More than a year after launching a new alliance aimed at boosting Madison Avenue’s ability to carve out audience niches in a manner similar to what is available online, the backers of the system have landed another teammate.
NBCUniversal will join “Open A.P.,” a platform offered by a consortium of media companies: Time Warner’s Turner; Viacom; and 21st Century Fox’s Fox Networks Group. The offering, which uses data from such providers as comScore and Nielsen and is operated and monitored by Accenture, allows advertisers to use a standard group of data sets when trying to define narrower segments of consumers, such as first-time car buyers, expectant mothers or avid moviegoers. Armed with reams of data about customer choice, viewer behavior and digital presence, Madison Avenue has grown more enchanted with “audience buying” deals that some blue-chip advertisers find more meaningful than the traditional parameters, which largely have to do with age and gender.
The Comcast-owned media conglomerate “took a wait-and-see attitude when this consortium was originally created,” said Krishan Bhatia, executive vice president of business operations and strategy at NBCUniversal, in an interview, but taking part now will help the industry start “coalescing around a scalable way of doing business.” NBCUniversal will join the board of “Open A.P.,” he said.
Under terms of the deal, NBCUniversal will license a proprietary data set of audience attributes that will aid in an advertiser’s ability to hone in on certain swaths of audience. The company will also license technology that supports the matching of data with audience, as well as Comcast TV-viewing data that will aid in determining how specific flights of commercials might be placed for best effect. The NBCU contributions will help build upon the data sets already available to clients who use “Open A.P.”

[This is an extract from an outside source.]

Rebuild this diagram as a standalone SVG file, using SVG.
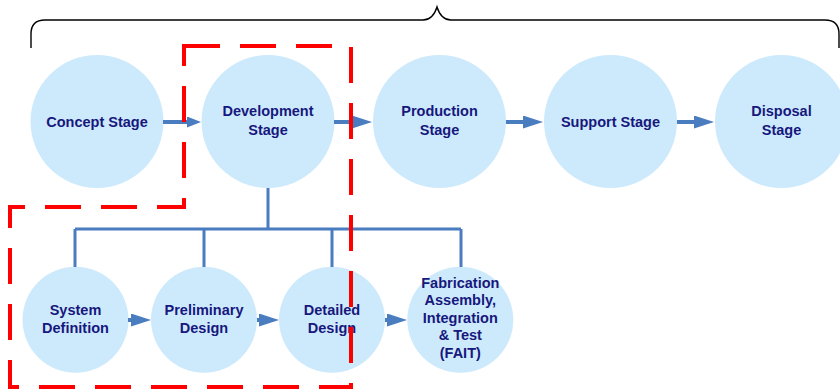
<svg xmlns="http://www.w3.org/2000/svg" width="840" height="392" viewBox="0 0 840 392">
<defs>
<style>
.node circle{fill:#cdeafc;}
.node text{font-family:"Liberation Sans",Arial,sans-serif;font-weight:bold;font-size:14.5px;fill:#17177c;text-anchor:middle;}
.arrow{stroke:#4a7cc0;stroke-width:4;fill:none;}
.tree{stroke:#4a7cc0;stroke-width:3;fill:none;}
.brace{stroke:#000;stroke-width:1.4;fill:none;}
.focus{stroke:#ff0000;stroke-width:4;fill:none;stroke-dasharray:36 20;}
</style>
<marker id="ah" markerUnits="userSpaceOnUse" viewBox="0 0 20 13" refX="10" refY="6.5" markerWidth="20" markerHeight="13" orient="auto">
<path d="M0,0 L20,6.5 L0,13 Z" fill="#4a7cc0"/>
</marker>
<marker id="ahs" markerUnits="userSpaceOnUse" viewBox="0 0 14 11" refX="7" refY="5.5" markerWidth="14" markerHeight="11" orient="auto">
<path d="M0,0 L14,5.5 L0,11 Z" fill="#4a7cc0"/>
</marker>
</defs>
<rect width="840" height="392" fill="#ffffff"/>
<path class="brace" d="M31,48 V34 Q31,20 45,20 H423 Q433,20 437,7 Q441,20 451,20 H825 Q839,20 839,34 V48"/>
<g id="n-concept" class="node"><circle cx="97" cy="121.5" r="66.5"/><text x="97" y="127">Concept Stage</text></g>
<g id="n-development" class="node"><circle cx="268" cy="121.5" r="66.5"/><text x="268" y="116">Development</text><text x="268" y="134.5">Stage</text></g>
<g id="n-production" class="node"><circle cx="439.5" cy="121.5" r="66.5"/><text x="439.5" y="116">Production</text><text x="439.5" y="134.5">Stage</text></g>
<g id="n-support" class="node"><circle cx="610.5" cy="121.5" r="66.5"/><text x="610.5" y="127">Support Stage</text></g>
<g id="n-disposal" class="node"><circle cx="781.5" cy="121.5" r="66.5"/><text x="781.5" y="116">Disposal</text><text x="781.5" y="134.5">Stage</text></g>
<g id="n-system" class="node"><circle cx="75.5" cy="319.7" r="53"/><text x="75.5" y="315">System</text><text x="75.5" y="333">Definition</text></g>
<g id="n-preliminary" class="node"><circle cx="204" cy="319.7" r="53"/><text x="204" y="315">Preliminary</text><text x="204" y="333">Design</text></g>
<g id="n-detailed" class="node"><circle cx="332" cy="319.7" r="53"/><text x="332" y="315">Detailed</text><text x="332" y="333">Design</text></g>
<g id="n-fait" class="node"><circle cx="460.3" cy="319.7" r="53"/><text x="460.3" y="287.5">Fabrication</text><text x="460.3" y="305">Assembly,</text><text x="460.3" y="322.5">Integration</text><text x="460.3" y="340">&amp; Test</text><text x="460.3" y="357.5">(FAIT)</text></g>
<g id="connectors">
<line class="arrow" x1="163" y1="122" x2="194" y2="122" marker-end="url(#ahs)"/>
<line class="arrow" x1="334" y1="122" x2="362" y2="122" marker-end="url(#ah)"/>
<line class="arrow" x1="506" y1="122" x2="533" y2="122" marker-end="url(#ah)"/>
<line class="arrow" x1="677" y1="122" x2="704" y2="122" marker-end="url(#ah)"/>
<line class="arrow" x1="128" y1="320" x2="141" y2="320" marker-end="url(#ah)"/>
<line class="arrow" x1="257" y1="320" x2="269" y2="320" marker-end="url(#ah)"/>
<line class="arrow" x1="385" y1="320" x2="397" y2="320" marker-end="url(#ah)"/>
<path class="tree" d="M268,188 V229 M75,229 H461 M75,229 V267 M204,229 V267 M332,229 V267 M461,229 V267"/>
</g>
<path class="focus" d="M184,46 H351 V387 H10 V207 H184 Z"/>
</svg>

“With NBCUniversal aligning with the consortium, we are all accelerating the industry’s efforts in providing more premium scale to drive greater adoption of advanced audience targeting, while laying the groundwork for future innovation,” said Joe Marchese, Fox’s president of ad revenue; Donna Speciale , Turner’s president of ad sales; and Sean Moran, Viacom’s head of marketing and partner solutions, in a joint statement.
The companies’ ability to come together – albeit slowly – may prove crucial to the industry’s future. As audiences splinter around a growing number of video opportunities, the media industry is having a tough time keeping up with measuring viewership and charging for it. If the sector can’t devise a single methodology for counting the consumers viewing its content, it risks further fragmentation – a difficult thing to explain to national advertisers looking for seamless ways to reach their customers.
In the world of TV ad sales, such alliances are rare. The media companies typically try to sell their own ad inventory with proprietary methods, rather than joining together to goose each other’s work. At a time when TV networks are seeing ad dollars migrate to new forms of streaming video, however, they need to emulate the attributes that have attracted the hands that loosen Madison Avenue’s purse-strings.
Each company will continue to sell its own commercial time and space, but the wider participation in the “Open A.P.” technology means advertisers will be able to use defined sets of audience that apply across a greater section of the industry. The companies said their portfolios represent 50% of total TV inventory across national broadcast and cable entertainment.
Other media companies may be sniffing around “Open A.P.” CBS Corp., for instance, continues to discuss partnership opportunities with the alliance as well as other advanced advertising providers, according to a person familiar with the matter.
One sticking point for some media companies is the cost of taking part. Whether a company wishes to join the “Open A.P.” board or just take part in a less significant fashion, the price of membership is said to be significant.